= Neal Blair =

American biogeochemist and academic

Neal E. Blair is an American biogeochemist and academic, serving as a professor of civil and environmental engineering and of Earth sciences at Northwestern University. His research focuses on the global carbon cycle, biogeochemistry, and the environmental impacts of land use and climate change.

==Early life and education==

Blair grew up in rural Maryland and was the first in his family to attend college. He earned a Bachelor of Science in chemistry from the University of Maryland, College Park, and later obtained a Ph.D. in chemistry from Stanford University. His early academic interests in chemistry and the natural environment led him to specialize in geochemistry and biogeochemistry.

==Career and research==

Blair is a faculty member at Northwestern University, with joint appointments in the McCormick School of Engineering and the Weinberg College of Arts and Sciences. He is affiliated with the Department of Civil and Environmental Engineering and the Department of Earth, Environmental, and Planetary Sciences.

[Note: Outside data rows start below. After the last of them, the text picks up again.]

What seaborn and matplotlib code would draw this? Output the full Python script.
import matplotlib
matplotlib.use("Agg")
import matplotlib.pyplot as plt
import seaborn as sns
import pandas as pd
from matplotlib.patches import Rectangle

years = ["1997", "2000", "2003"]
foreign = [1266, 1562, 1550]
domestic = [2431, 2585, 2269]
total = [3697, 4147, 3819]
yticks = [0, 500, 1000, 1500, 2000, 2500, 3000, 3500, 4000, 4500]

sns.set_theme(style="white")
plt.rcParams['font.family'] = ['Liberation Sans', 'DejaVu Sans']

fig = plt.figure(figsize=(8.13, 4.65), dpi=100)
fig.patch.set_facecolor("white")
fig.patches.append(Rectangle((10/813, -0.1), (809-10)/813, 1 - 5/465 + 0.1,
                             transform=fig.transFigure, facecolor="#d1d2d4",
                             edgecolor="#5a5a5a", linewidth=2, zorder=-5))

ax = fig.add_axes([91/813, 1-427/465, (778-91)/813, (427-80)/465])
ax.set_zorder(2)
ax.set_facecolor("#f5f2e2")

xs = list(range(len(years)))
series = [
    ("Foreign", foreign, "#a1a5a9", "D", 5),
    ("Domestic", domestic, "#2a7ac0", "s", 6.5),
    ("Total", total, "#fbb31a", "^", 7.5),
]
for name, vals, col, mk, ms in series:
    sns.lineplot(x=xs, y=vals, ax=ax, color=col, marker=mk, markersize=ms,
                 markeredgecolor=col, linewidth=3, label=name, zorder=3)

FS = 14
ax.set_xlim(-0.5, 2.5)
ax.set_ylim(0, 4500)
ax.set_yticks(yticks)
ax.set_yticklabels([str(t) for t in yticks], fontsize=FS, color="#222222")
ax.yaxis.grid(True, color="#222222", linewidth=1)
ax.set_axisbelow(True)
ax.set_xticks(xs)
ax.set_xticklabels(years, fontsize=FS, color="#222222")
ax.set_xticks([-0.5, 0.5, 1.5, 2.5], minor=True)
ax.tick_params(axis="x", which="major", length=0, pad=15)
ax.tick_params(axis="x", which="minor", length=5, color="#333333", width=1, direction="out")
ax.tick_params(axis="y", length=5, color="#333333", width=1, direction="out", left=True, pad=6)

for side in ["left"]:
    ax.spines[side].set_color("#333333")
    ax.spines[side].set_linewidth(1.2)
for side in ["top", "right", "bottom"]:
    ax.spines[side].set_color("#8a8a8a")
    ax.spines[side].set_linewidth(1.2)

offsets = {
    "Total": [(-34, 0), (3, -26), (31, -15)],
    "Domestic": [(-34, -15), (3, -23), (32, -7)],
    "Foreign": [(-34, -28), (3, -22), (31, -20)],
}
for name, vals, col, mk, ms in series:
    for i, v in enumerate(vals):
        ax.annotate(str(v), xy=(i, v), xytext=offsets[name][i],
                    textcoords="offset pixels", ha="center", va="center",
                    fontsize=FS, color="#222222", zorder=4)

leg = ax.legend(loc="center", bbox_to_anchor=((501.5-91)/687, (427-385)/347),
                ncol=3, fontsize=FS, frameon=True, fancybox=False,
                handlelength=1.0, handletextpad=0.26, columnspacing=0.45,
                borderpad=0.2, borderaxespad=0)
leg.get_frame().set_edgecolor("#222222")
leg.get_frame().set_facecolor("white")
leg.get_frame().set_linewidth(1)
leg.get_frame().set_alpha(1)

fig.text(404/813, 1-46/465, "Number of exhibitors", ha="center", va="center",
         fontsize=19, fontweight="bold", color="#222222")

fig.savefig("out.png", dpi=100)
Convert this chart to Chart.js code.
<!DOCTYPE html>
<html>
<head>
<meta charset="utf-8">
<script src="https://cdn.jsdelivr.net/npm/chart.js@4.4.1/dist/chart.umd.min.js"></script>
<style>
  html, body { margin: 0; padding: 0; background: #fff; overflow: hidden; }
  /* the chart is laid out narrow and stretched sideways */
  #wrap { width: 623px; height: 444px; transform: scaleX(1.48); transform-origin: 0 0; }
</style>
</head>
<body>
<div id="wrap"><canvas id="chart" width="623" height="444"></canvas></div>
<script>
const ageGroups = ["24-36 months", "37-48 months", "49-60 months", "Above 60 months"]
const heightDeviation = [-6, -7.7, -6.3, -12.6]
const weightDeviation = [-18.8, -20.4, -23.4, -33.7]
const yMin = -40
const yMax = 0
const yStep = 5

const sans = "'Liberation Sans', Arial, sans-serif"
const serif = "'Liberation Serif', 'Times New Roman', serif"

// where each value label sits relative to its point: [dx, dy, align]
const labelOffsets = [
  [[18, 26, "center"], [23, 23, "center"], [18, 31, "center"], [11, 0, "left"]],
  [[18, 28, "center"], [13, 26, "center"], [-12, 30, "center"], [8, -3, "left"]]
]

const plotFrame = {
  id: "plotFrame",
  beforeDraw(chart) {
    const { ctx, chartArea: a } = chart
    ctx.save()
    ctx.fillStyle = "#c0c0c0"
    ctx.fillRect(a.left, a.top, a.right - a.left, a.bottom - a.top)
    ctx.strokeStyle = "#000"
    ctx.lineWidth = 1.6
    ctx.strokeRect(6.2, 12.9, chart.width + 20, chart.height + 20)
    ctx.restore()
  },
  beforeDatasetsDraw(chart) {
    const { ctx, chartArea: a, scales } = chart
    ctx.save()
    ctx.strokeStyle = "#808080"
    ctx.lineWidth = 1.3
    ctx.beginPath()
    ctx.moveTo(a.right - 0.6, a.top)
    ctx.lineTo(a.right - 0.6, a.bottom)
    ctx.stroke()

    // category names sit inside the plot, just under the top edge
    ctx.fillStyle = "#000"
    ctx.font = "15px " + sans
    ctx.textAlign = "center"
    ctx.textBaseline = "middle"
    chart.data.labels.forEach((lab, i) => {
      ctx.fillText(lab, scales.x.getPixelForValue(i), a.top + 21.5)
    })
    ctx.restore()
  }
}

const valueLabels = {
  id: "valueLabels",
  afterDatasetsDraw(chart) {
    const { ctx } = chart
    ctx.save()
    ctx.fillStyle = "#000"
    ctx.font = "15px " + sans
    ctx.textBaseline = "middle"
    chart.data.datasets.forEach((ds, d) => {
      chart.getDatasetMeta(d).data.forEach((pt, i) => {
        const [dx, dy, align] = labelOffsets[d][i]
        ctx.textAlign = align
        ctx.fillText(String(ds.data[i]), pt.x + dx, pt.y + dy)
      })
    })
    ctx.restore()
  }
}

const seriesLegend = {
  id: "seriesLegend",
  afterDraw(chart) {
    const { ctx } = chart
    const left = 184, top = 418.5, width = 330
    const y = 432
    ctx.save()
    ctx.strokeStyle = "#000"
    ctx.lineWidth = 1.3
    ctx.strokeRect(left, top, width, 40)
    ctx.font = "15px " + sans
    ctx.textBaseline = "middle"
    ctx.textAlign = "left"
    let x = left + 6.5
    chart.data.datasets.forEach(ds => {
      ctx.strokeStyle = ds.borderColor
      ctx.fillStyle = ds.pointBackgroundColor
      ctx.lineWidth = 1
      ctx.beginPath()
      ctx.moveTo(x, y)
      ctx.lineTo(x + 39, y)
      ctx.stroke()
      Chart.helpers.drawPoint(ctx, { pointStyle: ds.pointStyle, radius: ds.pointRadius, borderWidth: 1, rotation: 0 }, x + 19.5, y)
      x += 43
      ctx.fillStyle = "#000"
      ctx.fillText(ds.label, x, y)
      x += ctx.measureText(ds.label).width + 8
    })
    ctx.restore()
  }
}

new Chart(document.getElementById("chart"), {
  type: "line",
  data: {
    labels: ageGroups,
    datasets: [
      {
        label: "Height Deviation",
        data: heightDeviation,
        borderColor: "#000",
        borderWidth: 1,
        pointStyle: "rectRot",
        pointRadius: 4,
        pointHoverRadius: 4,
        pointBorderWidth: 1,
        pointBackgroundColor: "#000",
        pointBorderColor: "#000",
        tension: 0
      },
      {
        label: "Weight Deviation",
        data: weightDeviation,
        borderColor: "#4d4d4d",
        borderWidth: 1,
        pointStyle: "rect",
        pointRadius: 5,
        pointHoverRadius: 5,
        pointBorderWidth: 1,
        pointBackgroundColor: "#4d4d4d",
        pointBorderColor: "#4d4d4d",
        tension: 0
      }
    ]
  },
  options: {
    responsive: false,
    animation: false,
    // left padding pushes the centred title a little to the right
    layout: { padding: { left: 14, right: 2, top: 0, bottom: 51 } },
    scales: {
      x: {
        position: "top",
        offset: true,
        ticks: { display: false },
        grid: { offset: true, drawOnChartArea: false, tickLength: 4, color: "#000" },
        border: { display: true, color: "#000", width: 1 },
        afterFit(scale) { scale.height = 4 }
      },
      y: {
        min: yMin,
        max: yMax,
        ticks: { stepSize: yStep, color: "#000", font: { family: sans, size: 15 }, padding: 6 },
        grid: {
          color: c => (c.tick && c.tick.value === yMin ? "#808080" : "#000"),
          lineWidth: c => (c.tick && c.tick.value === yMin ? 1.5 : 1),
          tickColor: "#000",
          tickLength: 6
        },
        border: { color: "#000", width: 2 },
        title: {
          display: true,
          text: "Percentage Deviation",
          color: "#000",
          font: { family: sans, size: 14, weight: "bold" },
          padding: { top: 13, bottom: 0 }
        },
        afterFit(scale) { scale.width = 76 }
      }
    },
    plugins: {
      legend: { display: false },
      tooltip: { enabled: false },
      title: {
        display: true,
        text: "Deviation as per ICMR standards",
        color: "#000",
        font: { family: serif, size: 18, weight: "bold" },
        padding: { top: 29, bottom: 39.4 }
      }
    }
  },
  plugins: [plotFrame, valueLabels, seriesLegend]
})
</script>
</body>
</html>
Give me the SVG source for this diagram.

His research centers on the biogeochemical cycling of carbon, including the sources, transport, and fate of organic carbon in terrestrial and aquatic systems. He has studied how human activities such as agriculture and deforestation affect the movement of carbon across landscapes and into oceans and geological reservoirs.

Blair’s work also explores methane production in natural environments and the role of soils and microorganisms in carbon sequestration. In addition, he has investigated the conversion of waste materials into biofuels, including biodiesel derived from organic waste streams.

==Public engagement and media==

Blair has contributed to public discussions on climate science and environmental issues, discussing them with the Chicago Tribune in a 2019 interview.

He has also been featured in university publications highlighting faculty research and interdisciplinary work related to sustainability and climate change.